Bandit Profit-maximization for Targeted Marketing
Joon Suk Huh, Ellen Vitercik, Kirthevasan Kandasamy
TL;DR
The paper addresses profit-maximization across $n$ markets with a common price and market-specific marketing costs, under adversarial, unknown demand curves observed via bandit feedback. It introduces a decomposed learning approach: for monotonic demands, a discretized EXP3-style method maintains a price distribution and per-price cost distributions; for cost-concave demands, a kernelized exponential-weights scheme updates continuous cost distributions. The main results are regret bounds that scale linearly with $n$: $\tilde{O}(nT^{3/4})$ for monotonic demands and $\tilde{O}(nT^{2/3})$ for cost-concave demands, with matching (up to constants) lower bounds $\Omega((nT)^{3/4})$ and $\Omega(nT^{2/3})$, respectively.

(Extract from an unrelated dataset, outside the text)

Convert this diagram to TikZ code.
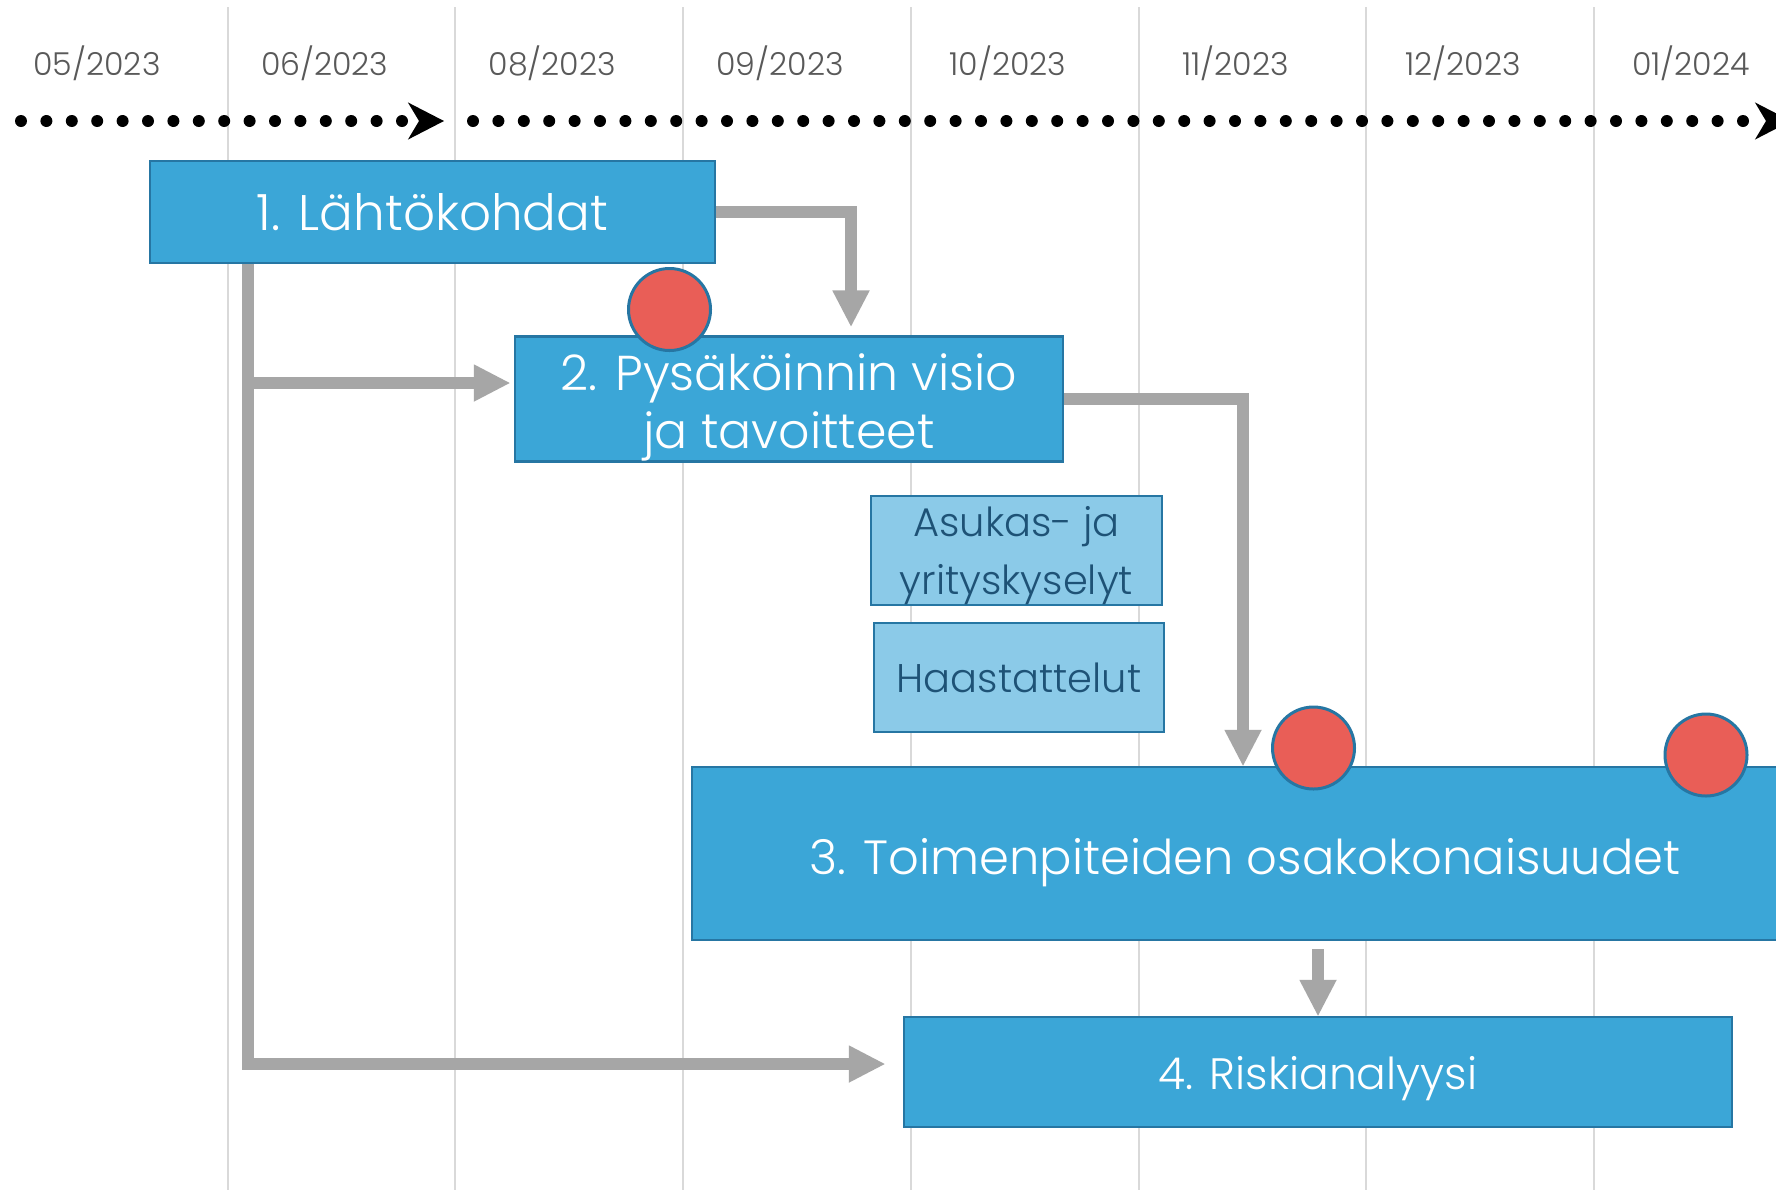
\documentclass[tikz,border=0pt]{standalone}
\usepackage{fontspec}
\setmainfont{Poppins Light}
\usetikzlibrary{arrows.meta, positioning, calc}
\definecolor{taskblue}{RGB}{59,166,215}
\definecolor{taskedge}{RGB}{38,118,163}
\definecolor{subblue}{RGB}{139,202,232}
\definecolor{subtext}{RGB}{30,82,118}
\definecolor{milered}{RGB}{233,94,87}
\definecolor{linkgray}{RGB}{166,166,166}
\definecolor{gridgray}{RGB}{217,217,217}
\definecolor{labelgray}{RGB}{89,89,89}
\newcommand{\taskstrut}[1]{\rule{0pt}{#1}}

\begin{document}
\begin{tikzpicture}[
        x=0.5pt, y=-0.5pt,
        task/.style={draw=taskedge, fill=taskblue, line width=1.25pt, text=white, align=center, inner sep=0pt, font=\fontsize{25}{29}\selectfont},
        subtask/.style={task, fill=subblue, text=subtext, font=\fontsize{20}{29}\selectfont},
        milestone/.style={circle, draw=taskedge, fill=milered, line width=1.5pt, minimum size=41pt, inner sep=0pt},
        link/.style={draw=linkgray, line width=6pt, -{Triangle[width=18.5pt, length=18pt, line width=1pt]}},
        timeline/.style={line width=6pt, line cap=round, dash pattern=on 0pt off 12.7pt, -{Stealth[length=18pt, width=18.5pt, inset=5.5pt, line width=1pt]}},
        month/.style={text=labelgray, font=\fontsize{15.8}{18}\selectfont}
    ]
        \clip (0,0) rectangle (1776,1190);
        \fill[white] (0,0) rectangle (1776,1190);

        % Month grid
        \foreach \i in {1,...,7}
            \draw[gridgray, line width=1pt] (\i*227.7,7) -- (\i*227.7,1190);

        % Month labels
        \foreach \m [count=\i from 0] in {05/2023, 06/2023, 08/2023, 09/2023, 10/2023, 11/2023, 12/2023, 01/2024}
            \node[month] (m\i) at (97+\i*227.7, 63) {\m};

        % Timeline
        \coordinate (t0) at (21,121);
        \coordinate (t1) at (444,121);
        \coordinate (t2) at (473,121);
        \coordinate (t3) at (1791,121);
        \draw[timeline] (t0) -- (t1);
        \draw[timeline] (t2) -- (t3);

        % Tasks
        \node[task, minimum width=282.5pt, minimum height=51pt] (lahto) at (432.5,212) {1. Lähtökohdat};
        \node[task, font=\fontsize{24.5}{29}\selectfont, minimum width=274pt, minimum height=62pt] (visio) at (789,399) {\taskstrut{27pt}2. Pysäköinnin visio\\ja tavoitteet};
        \node[subtask, minimum width=145.5pt, minimum height=54.5pt] (kysely) at (1016.5,550.5) {\taskstrut{20.5pt}Asukas- ja\\yrityskyselyt};
        \node[subtask, minimum width=145pt, minimum height=54.5pt] (haast) at (1019,677.5) {Haastattelut};
        \node[task, font=\fontsize{24}{29}\selectfont, minimum width=553pt, minimum height=86.5pt] (toimen) at (1245,853.5) {\taskstrut{27pt}3. Toimenpiteiden osakokonaisuudet};
        \node[task, font=\fontsize{22}{29}\selectfont, minimum width=414pt, minimum height=55pt] (riski) at (1318,1072) {\taskstrut{23.3pt}4. Riskianalyysi};

        % Links
        \coordinate (spine) at ([xshift=-92.25pt]lahto.south);
        \coordinate (visioin) at ([xshift=-2pt, yshift=8pt]visio.west);
        \coordinate (toimenout) at ([yshift=-4pt]toimen.south);
        \draw[link] (lahto.east) -| ([xshift=31pt, yshift=4.5pt]visio.north);
        \draw[link] (spine) |- ([xshift=-9pt, yshift=4pt]riski.west);
        \draw[link] (spine |- visioin) -- (visioin);
        \draw[link] (visio.east) -| ([xshift=-1pt]toimen.north);
        \draw[link] (toimenout -| riski.north) -- (riski.north);

        % Milestones
        \node[milestone] (ms1) at (669.5,309.5) {};
        \node[milestone] (ms2) at (1313.5,748) {};
        \node[milestone] (ms3) at (1706,755) {};
    \end{tikzpicture}
\end{document}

The work also shows that these algorithms extend to several practical variants (subscription dynamics, promotional credits, and multi-armed profit-maximizing A/B tests), offering scalable, near-optimal performance in multi-market pricing with advertising effects.
Abstract
We study a sequential profit-maximization problem, optimizing for both price and ancillary variables like marketing expenditures. Specifically, we aim to maximize profit over an arbitrary sequence of multiple demand curves, each dependent on a distinct ancillary variable, but sharing the same price. A prototypical example is targeted marketing, where a firm (seller) wishes to sell a product over multiple markets. The firm may invest different marketing expenditures for different markets to optimize customer acquisition, but must maintain the same price across all markets. Moreover, markets may have heterogeneous demand curves, each responding to prices and marketing expenditures differently. The firm's objective is to maximize its gross profit, the total revenue minus marketing costs. Our results are near-optimal algorithms for this class of problems in an adversarial bandit setting, where demand curves are arbitrary non-adaptive sequences, and the firm observes only noisy evaluations of chosen points on the demand curves. For $n$ demand curves (markets), we prove a regret upper bound of $\tilde{O}(nT^{3/4})$ and a lower bound of $Ω((nT)^{3/4})$ for monotonic demand curves, and a regret bound of $\tildeΘ(nT^{2/3})$ for demands curves that are monotonic in price and concave in the ancillary variables.